■ **Do this**
From the first line of the data down to and including the line with "import seaborn as sns", copy everything exactly, leaving out pictures.

■ **Material**
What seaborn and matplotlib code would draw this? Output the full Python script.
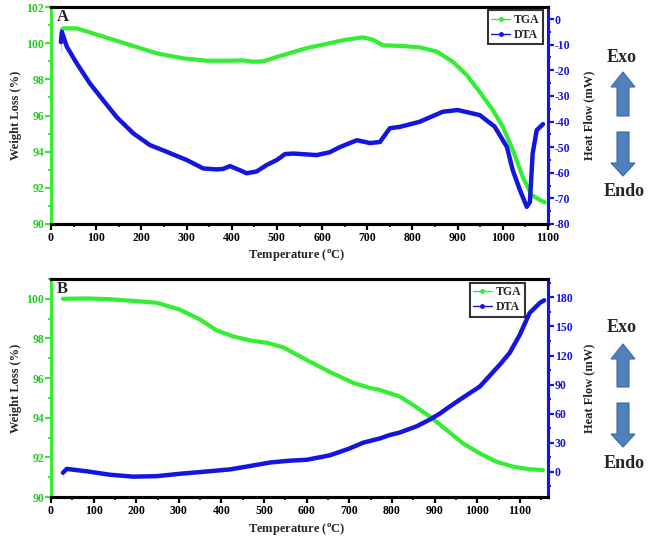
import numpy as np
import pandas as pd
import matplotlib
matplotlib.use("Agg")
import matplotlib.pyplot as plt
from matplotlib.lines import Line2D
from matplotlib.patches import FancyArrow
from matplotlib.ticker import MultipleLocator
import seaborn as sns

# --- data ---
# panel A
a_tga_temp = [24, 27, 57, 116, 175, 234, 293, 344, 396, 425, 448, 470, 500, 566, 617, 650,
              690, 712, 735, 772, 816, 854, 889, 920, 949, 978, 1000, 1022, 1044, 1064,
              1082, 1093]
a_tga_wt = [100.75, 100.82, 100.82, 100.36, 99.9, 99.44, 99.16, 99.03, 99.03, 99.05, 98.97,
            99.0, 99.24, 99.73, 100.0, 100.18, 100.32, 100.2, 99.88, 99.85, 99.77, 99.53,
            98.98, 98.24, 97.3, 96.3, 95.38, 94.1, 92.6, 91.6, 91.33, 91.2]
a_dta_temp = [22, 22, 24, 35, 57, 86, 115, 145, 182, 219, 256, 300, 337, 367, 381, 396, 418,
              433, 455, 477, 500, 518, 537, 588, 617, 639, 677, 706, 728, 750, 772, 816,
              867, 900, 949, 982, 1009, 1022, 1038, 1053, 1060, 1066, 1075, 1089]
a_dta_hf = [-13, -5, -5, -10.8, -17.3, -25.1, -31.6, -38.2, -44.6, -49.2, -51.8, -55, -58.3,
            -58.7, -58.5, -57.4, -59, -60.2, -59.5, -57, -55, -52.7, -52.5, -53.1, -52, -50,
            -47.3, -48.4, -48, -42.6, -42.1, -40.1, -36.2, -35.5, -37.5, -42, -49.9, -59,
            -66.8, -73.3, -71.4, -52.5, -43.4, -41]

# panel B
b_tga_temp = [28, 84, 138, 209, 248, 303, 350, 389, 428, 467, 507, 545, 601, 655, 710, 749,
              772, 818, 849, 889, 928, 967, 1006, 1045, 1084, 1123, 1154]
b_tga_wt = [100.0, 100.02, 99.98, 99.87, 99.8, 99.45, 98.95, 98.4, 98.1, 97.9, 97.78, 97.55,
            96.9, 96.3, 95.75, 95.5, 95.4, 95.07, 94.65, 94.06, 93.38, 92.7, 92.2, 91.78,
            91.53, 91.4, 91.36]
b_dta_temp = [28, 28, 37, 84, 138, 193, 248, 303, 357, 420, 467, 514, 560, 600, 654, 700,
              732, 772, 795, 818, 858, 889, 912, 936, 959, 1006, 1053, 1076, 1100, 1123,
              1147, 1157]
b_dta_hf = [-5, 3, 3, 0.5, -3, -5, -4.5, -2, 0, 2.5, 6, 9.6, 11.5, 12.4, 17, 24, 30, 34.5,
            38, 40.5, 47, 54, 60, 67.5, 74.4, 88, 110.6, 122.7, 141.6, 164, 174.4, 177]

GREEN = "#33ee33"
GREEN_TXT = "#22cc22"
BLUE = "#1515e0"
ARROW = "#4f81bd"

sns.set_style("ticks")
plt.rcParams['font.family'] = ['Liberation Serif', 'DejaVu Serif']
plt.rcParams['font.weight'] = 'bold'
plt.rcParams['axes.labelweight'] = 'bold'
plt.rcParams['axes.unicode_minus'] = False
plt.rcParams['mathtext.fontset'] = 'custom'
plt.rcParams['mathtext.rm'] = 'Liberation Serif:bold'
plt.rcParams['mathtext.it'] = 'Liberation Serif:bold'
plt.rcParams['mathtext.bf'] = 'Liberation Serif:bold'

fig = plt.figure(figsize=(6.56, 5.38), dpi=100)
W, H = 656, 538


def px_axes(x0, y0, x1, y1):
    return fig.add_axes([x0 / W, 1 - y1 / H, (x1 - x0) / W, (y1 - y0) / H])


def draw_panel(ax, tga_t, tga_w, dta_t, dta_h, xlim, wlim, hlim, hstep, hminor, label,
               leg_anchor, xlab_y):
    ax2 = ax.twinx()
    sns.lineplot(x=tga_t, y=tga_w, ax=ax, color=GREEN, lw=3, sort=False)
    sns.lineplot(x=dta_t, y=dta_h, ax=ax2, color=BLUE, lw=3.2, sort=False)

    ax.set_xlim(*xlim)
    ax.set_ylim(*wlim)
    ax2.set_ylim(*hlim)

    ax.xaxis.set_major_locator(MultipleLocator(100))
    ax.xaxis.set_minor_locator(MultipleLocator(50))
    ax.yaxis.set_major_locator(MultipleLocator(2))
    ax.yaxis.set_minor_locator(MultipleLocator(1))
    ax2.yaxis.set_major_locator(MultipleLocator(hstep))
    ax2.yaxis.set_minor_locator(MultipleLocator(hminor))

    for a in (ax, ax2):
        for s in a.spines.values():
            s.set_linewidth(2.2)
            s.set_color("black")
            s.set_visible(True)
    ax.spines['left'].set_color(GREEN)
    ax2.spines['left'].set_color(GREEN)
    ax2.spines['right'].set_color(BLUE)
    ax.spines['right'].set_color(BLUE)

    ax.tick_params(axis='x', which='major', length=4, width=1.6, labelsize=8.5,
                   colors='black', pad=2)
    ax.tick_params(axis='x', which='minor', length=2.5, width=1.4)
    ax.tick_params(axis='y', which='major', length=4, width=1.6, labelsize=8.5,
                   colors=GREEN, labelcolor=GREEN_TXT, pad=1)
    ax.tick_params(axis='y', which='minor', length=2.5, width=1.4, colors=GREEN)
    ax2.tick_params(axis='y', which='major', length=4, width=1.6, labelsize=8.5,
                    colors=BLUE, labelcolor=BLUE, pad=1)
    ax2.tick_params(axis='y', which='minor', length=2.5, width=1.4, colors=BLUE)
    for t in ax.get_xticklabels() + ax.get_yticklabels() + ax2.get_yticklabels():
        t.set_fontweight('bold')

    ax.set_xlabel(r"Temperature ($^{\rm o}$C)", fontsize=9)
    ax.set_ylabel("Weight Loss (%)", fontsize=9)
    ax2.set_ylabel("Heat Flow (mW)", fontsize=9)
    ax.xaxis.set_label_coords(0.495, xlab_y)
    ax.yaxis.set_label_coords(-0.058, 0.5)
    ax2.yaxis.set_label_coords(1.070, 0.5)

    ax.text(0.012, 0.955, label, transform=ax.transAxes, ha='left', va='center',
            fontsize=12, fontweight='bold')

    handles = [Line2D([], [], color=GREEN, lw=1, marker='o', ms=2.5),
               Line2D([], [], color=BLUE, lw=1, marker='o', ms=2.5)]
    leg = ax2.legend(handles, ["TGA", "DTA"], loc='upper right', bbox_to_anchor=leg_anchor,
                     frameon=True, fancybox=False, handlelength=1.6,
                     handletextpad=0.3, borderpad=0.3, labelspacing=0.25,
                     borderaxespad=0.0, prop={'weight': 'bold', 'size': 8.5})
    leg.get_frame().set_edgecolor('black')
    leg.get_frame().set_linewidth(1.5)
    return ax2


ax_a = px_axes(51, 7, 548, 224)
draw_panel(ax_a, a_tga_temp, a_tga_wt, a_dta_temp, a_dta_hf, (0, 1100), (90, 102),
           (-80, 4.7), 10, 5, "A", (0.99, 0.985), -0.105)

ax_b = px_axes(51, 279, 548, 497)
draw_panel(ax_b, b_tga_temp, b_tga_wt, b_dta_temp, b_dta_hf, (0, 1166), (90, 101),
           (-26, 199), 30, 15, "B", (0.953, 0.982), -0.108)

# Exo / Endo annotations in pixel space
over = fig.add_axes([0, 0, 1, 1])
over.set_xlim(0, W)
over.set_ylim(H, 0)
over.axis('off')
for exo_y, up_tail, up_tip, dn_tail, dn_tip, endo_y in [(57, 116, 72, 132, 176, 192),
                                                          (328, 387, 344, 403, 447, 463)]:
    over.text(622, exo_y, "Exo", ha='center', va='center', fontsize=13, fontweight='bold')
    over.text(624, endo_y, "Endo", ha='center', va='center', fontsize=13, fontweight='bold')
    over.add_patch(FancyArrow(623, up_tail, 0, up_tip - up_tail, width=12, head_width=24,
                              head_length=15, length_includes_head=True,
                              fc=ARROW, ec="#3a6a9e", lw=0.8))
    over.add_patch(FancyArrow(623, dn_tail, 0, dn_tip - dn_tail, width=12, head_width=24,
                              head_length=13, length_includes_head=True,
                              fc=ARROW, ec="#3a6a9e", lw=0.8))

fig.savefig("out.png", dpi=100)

■ **Reply**
What seaborn and matplotlib code would draw this? Output the full Python script.
import numpy as np
import pandas as pd
import matplotlib
matplotlib.use("Agg")
import matplotlib.pyplot as plt
from matplotlib.lines import Line2D
from matplotlib.patches import FancyArrow
from matplotlib.ticker import MultipleLocator
import seaborn as sns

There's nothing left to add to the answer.